---------- Data listing

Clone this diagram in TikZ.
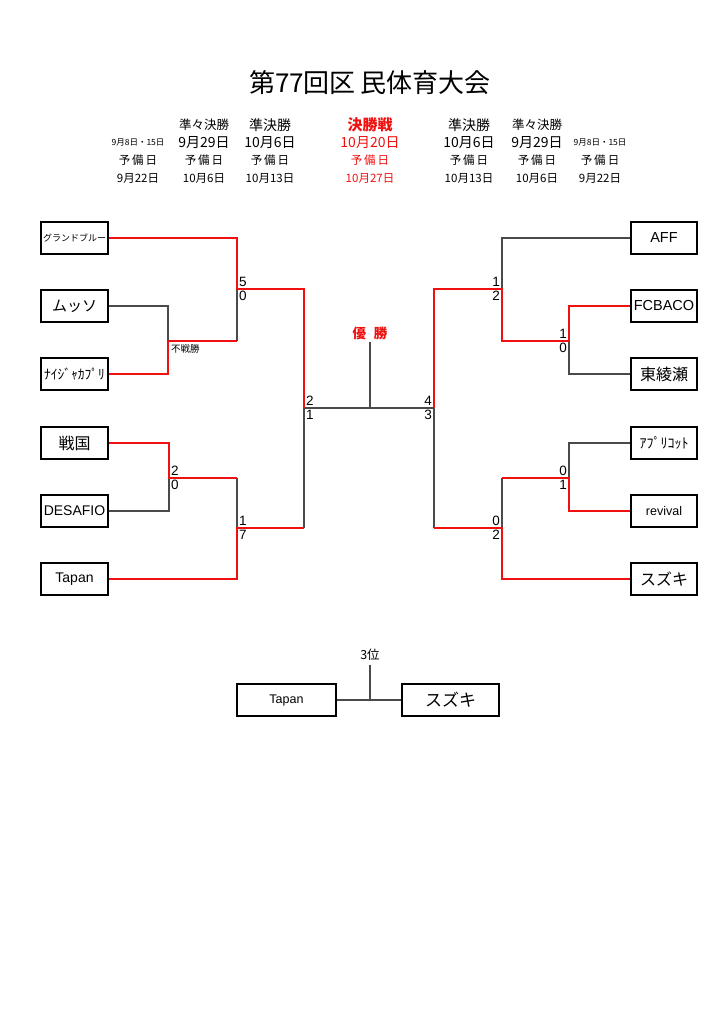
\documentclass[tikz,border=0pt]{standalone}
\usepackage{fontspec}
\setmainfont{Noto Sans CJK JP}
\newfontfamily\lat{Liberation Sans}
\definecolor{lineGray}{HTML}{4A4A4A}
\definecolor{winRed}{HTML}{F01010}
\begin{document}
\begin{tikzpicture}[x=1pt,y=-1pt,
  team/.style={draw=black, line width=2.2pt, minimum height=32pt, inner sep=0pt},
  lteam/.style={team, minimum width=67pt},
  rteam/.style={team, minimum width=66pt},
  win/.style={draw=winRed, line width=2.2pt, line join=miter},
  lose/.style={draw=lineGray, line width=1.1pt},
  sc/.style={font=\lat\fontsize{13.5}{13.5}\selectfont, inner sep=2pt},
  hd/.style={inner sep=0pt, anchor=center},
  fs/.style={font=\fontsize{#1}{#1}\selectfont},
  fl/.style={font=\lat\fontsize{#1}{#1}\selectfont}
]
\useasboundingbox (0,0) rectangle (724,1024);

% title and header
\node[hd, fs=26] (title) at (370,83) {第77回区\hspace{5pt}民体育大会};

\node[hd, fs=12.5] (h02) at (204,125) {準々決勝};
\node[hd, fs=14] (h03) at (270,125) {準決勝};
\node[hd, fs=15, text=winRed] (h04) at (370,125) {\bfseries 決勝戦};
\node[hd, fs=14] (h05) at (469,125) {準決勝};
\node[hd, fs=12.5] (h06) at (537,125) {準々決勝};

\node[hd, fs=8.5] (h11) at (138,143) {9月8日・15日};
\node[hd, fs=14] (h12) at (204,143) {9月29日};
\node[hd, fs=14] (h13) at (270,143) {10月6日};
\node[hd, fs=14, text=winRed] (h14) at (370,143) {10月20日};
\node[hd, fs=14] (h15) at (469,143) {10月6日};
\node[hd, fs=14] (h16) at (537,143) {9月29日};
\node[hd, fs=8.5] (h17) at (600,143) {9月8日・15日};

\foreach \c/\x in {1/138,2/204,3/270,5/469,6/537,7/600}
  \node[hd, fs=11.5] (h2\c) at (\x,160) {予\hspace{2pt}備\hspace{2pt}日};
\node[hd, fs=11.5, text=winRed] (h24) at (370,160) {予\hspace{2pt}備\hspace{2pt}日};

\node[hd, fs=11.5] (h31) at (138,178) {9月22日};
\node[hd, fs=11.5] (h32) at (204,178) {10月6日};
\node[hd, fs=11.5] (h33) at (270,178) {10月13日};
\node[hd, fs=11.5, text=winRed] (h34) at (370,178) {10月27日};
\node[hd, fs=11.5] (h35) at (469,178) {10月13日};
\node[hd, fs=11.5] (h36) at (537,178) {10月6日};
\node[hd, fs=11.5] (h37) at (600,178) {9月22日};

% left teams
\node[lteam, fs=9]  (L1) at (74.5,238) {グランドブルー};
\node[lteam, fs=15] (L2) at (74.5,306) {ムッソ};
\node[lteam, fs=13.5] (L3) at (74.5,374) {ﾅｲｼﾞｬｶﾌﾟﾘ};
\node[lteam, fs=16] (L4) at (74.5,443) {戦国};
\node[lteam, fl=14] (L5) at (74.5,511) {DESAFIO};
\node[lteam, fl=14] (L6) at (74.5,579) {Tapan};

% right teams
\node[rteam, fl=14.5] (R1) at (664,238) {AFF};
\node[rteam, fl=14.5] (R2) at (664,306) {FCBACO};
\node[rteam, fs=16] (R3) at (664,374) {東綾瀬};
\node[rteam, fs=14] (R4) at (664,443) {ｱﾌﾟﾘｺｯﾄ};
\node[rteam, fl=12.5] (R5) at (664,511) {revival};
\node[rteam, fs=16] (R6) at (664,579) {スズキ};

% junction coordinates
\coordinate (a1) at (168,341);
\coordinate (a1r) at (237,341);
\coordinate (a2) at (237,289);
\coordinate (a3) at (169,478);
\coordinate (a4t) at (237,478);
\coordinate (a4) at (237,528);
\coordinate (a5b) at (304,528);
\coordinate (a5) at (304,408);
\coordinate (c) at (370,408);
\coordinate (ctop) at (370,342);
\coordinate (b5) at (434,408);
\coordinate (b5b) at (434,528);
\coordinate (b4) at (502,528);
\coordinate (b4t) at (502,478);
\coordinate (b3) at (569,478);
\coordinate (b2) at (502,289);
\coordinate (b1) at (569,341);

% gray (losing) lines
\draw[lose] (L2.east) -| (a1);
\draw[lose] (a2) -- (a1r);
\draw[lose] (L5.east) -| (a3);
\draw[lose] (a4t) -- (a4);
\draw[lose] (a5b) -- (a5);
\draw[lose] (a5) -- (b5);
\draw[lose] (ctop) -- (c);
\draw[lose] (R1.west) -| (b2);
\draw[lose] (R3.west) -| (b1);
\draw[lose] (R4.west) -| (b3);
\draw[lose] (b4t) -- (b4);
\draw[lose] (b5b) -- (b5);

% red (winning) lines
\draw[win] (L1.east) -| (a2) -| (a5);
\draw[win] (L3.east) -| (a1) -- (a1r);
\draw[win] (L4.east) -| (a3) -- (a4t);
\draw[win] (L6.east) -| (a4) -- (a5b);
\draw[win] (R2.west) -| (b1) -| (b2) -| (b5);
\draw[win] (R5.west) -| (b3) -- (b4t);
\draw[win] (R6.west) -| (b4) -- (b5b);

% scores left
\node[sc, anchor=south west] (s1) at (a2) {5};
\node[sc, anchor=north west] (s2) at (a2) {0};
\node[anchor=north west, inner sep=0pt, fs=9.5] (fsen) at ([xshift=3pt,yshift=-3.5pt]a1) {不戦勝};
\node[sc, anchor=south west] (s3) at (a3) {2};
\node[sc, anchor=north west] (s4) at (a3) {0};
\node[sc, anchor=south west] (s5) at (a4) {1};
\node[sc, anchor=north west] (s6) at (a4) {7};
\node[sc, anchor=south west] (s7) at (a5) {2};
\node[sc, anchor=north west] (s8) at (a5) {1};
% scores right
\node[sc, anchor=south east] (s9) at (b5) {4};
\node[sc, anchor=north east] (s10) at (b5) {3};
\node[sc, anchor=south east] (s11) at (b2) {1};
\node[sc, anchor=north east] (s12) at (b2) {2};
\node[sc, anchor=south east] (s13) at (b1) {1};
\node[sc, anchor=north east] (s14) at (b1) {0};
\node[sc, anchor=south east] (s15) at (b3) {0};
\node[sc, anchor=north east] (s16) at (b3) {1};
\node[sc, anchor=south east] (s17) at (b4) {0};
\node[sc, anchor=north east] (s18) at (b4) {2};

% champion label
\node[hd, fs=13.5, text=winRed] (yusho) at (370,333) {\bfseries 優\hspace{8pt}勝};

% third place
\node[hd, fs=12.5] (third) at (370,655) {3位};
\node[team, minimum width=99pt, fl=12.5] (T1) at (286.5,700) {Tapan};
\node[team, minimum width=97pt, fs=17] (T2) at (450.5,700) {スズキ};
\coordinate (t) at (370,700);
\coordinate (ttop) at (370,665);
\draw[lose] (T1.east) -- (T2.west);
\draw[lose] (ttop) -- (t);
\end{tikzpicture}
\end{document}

--------------------
---------- Data listing

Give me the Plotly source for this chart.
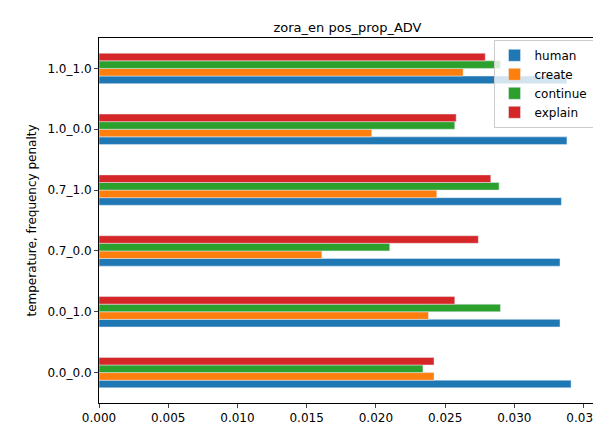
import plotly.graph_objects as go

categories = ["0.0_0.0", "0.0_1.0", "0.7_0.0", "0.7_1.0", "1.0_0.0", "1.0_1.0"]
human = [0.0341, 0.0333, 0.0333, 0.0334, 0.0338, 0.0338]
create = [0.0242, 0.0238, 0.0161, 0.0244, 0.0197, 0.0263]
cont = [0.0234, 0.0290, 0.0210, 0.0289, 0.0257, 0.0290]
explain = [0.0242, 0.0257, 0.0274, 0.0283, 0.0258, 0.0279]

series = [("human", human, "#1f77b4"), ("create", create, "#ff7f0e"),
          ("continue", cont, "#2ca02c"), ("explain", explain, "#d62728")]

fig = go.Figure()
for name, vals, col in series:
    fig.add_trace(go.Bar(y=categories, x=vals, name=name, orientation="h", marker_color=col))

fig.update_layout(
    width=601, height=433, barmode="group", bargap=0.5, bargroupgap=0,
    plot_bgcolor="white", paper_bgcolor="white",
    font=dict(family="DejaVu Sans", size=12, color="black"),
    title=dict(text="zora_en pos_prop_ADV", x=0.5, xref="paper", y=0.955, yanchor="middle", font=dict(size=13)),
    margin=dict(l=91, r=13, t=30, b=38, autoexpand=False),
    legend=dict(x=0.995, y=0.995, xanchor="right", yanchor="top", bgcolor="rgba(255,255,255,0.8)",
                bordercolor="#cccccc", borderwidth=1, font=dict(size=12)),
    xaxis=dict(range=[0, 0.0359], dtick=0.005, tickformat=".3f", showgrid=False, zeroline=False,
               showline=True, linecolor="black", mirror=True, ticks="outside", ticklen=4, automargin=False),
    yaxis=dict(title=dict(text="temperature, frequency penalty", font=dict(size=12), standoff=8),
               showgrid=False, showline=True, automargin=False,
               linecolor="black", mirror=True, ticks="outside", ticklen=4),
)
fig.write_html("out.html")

--------------------

### Directive
Write out word for word the lines above that run from the one with "Clone this diagram in TikZ." to the one with "fs=11.5] (h37) at". Include both end lines; exclude the images.

### Output below
Clone this diagram in TikZ.
\documentclass[tikz,border=0pt]{standalone}
\usepackage{fontspec}
\setmainfont{Noto Sans CJK JP}
\newfontfamily\lat{Liberation Sans}
\definecolor{lineGray}{HTML}{4A4A4A}
\definecolor{winRed}{HTML}{F01010}
\begin{document}
\begin{tikzpicture}[x=1pt,y=-1pt,
  team/.style={draw=black, line width=2.2pt, minimum height=32pt, inner sep=0pt},
  lteam/.style={team, minimum width=67pt},
  rteam/.style={team, minimum width=66pt},
  win/.style={draw=winRed, line width=2.2pt, line join=miter},
  lose/.style={draw=lineGray, line width=1.1pt},
  sc/.style={font=\lat\fontsize{13.5}{13.5}\selectfont, inner sep=2pt},
  hd/.style={inner sep=0pt, anchor=center},
  fs/.style={font=\fontsize{#1}{#1}\selectfont},
  fl/.style={font=\lat\fontsize{#1}{#1}\selectfont}
]
\useasboundingbox (0,0) rectangle (724,1024);

% title and header
\node[hd, fs=26] (title) at (370,83) {第77回区\hspace{5pt}民体育大会};

\node[hd, fs=12.5] (h02) at (204,125) {準々決勝};
\node[hd, fs=14] (h03) at (270,125) {準決勝};
\node[hd, fs=15, text=winRed] (h04) at (370,125) {\bfseries 決勝戦};
\node[hd, fs=14] (h05) at (469,125) {準決勝};
\node[hd, fs=12.5] (h06) at (537,125) {準々決勝};

\node[hd, fs=8.5] (h11) at (138,143) {9月8日・15日};
\node[hd, fs=14] (h12) at (204,143) {9月29日};
\node[hd, fs=14] (h13) at (270,143) {10月6日};
\node[hd, fs=14, text=winRed] (h14) at (370,143) {10月20日};
\node[hd, fs=14] (h15) at (469,143) {10月6日};
\node[hd, fs=14] (h16) at (537,143) {9月29日};
\node[hd, fs=8.5] (h17) at (600,143) {9月8日・15日};

\foreach \c/\x in {1/138,2/204,3/270,5/469,6/537,7/600}
  \node[hd, fs=11.5] (h2\c) at (\x,160) {予\hspace{2pt}備\hspace{2pt}日};
\node[hd, fs=11.5, text=winRed] (h24) at (370,160) {予\hspace{2pt}備\hspace{2pt}日};

\node[hd, fs=11.5] (h31) at (138,178) {9月22日};
\node[hd, fs=11.5] (h32) at (204,178) {10月6日};
\node[hd, fs=11.5] (h33) at (270,178) {10月13日};
\node[hd, fs=11.5, text=winRed] (h34) at (370,178) {10月27日};
\node[hd, fs=11.5] (h35) at (469,178) {10月13日};
\node[hd, fs=11.5] (h36) at (537,178) {10月6日};
\node[hd, fs=11.5] (h37) at (600,178) {9月22日};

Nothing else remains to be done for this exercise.